All of this leaves five to battle out the relegation places. Fulham have spent reasonably well this summer, bringing in John Paintsil and Bobby Zamora from West Ham United, Zoltan Gera from West Bromwich Albion and Mark Schwarzer from Middlesbrough, amongst others. Rou Hodgson performed a miracle in keeping them up last season, and David Healy MBE needs to discover his scoring form for Northern Ireland in the Premier League. West Bromwich Albion, I rather suspect, are too good to go down yet again. They’ll have to be tougher than they were in the Championship last season, when they had a tendency to concede goals needlessly (and there are those – of which I am not one – who might question whether Scott Carson is the man to prevent more of that), but Luke Moore is a good signing from Aston Villa. Wigan Athletic scrambled clear on the last day of last season but, in spite of spending a little money this summer, one has to question whether they can steer clear of the drop. The other two newly-promoted teams, however, have an uphill struggle to stay up, although neither of them surely will be as bad as Derby County were last season. Stoke City have, in Dave Kitson, a decent new striker (though he wasn’t good enough to keep Reading up last year), but are woefully under-equipped in other areas. Expect loan signings galore if they have the sort of start that we all anticipate them having. Finally, the prognosis is arguably even worse for Hull City. Their new signings – including Bernard Mendy, Geovanni, Anthony Gardner and Peter Halmosi – are imaginitive, but it seems likely that they will also struggle from a lack of quality in key positions up front, though they surely will get more than eleven points this season.

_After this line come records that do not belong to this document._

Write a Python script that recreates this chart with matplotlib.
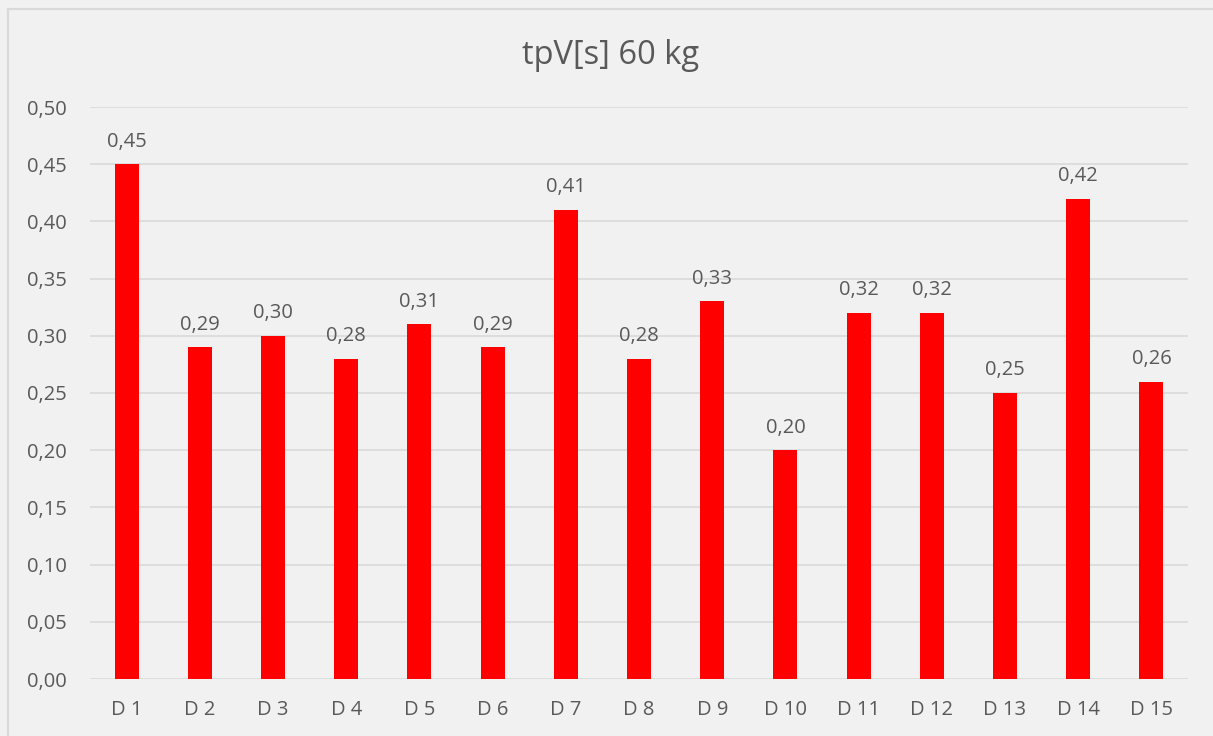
import matplotlib.pyplot as plt
from matplotlib.lines import Line2D
from matplotlib.ticker import FuncFormatter, MultipleLocator

categories = ['D 1', 'D 2', 'D 3', 'D 4', 'D 5', 'D 6', 'D 7', 'D 8',
              'D 9', 'D 10', 'D 11', 'D 12', 'D 13', 'D 14', 'D 15']
values = [0.45, 0.29, 0.30, 0.28, 0.31, 0.29, 0.41, 0.28,
          0.33, 0.20, 0.32, 0.32, 0.25, 0.42, 0.26]

bg = '#f1f1f1'
txt = '#595959'
plt.rcParams['font.family'] = ['Open Sans', 'DejaVu Sans']

def comma(v):
    return f'{v:.2f}'.replace('.', ',')

fig = plt.figure(figsize=(12.13, 7.36), dpi=100, facecolor=bg)
# chart frame: left and top edges only
fy = 1 - 8.5 / 736
fx = 7.5 / 1213
fig.add_artist(Line2D([fx, fx], [0, fy], transform=fig.transFigure,
                      color='#d9d9d9', lw=1.6))
fig.add_artist(Line2D([fx, 1], [fy, fy], transform=fig.transFigure,
                      color='#d9d9d9', lw=1.6))

ax = fig.add_axes([90 / 1213, 57 / 736, 1098 / 1213, 572 / 736])
ax.set_facecolor(bg)

x = range(len(categories))
ax.bar(x, values, width=0.33, color='#ff0000', zorder=3)
for xi, v in zip(x, values):
    ax.annotate(comma(v), (xi, v), xytext=(0, 9), textcoords='offset points',
                ha='center', va='bottom', fontsize=14.5, color=txt)

ax.set_xlim(-0.5, len(categories) - 0.5)
ax.set_ylim(0, 0.5)
ax.yaxis.set_major_locator(MultipleLocator(0.05))
ax.yaxis.set_major_formatter(FuncFormatter(lambda v, p: comma(v)))
ax.set_xticks(list(x))
ax.set_xticklabels(categories)
ax.tick_params(length=0, labelsize=14.5, labelcolor=txt)
ax.tick_params(axis='y', pad=17)
ax.tick_params(axis='x', pad=15)
ax.grid(axis='y', color='#d9d9d9', lw=1.2, zorder=0)
for s in ax.spines.values():
    s.set_visible(False)

fig.text(611 / 1213, 1 - 55 / 736, 'tpV[s] 60 kg', ha='center', va='center',
         fontsize=23.5, color=txt)

fig.savefig('out.png', facecolor=bg)
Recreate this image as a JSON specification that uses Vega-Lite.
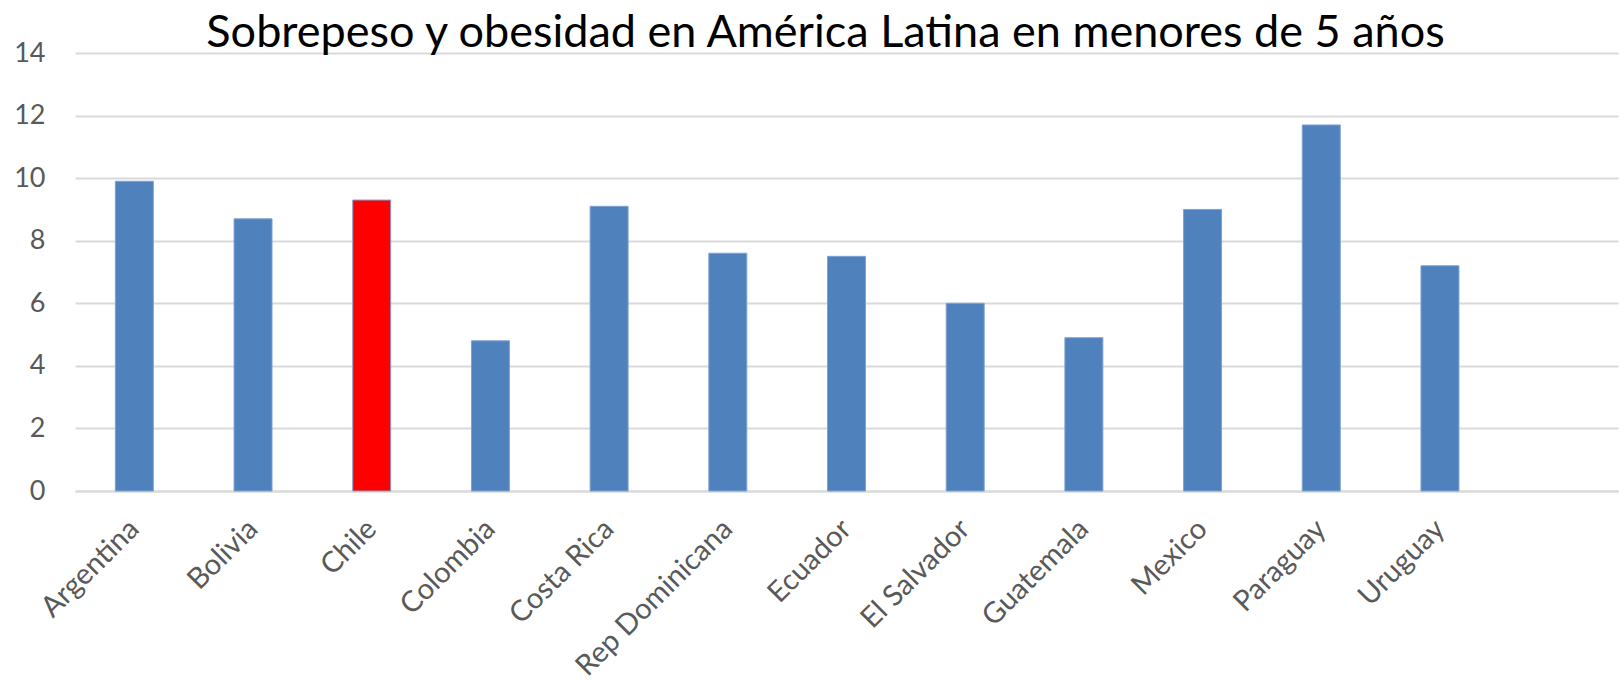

It would be highly desirable if one of the clubs could bust itself free of the straitjackets described above, but it’s difficult to see where this is going to come from, short of a major, major collapse at one of our dear, beloved basket case clubs. Much as Hull City and Stoke City will garner the support of the neutral, mere goodwill cannot paper over the cracks within their squads, although we should perhaps be at least grateful that these clubs are being carefully run, rather than running up bills that not even a season in the Premier League can cover. At the top of the table, get ready for another eight months of chest-beating, shouting and gurning. You all know the routine by now.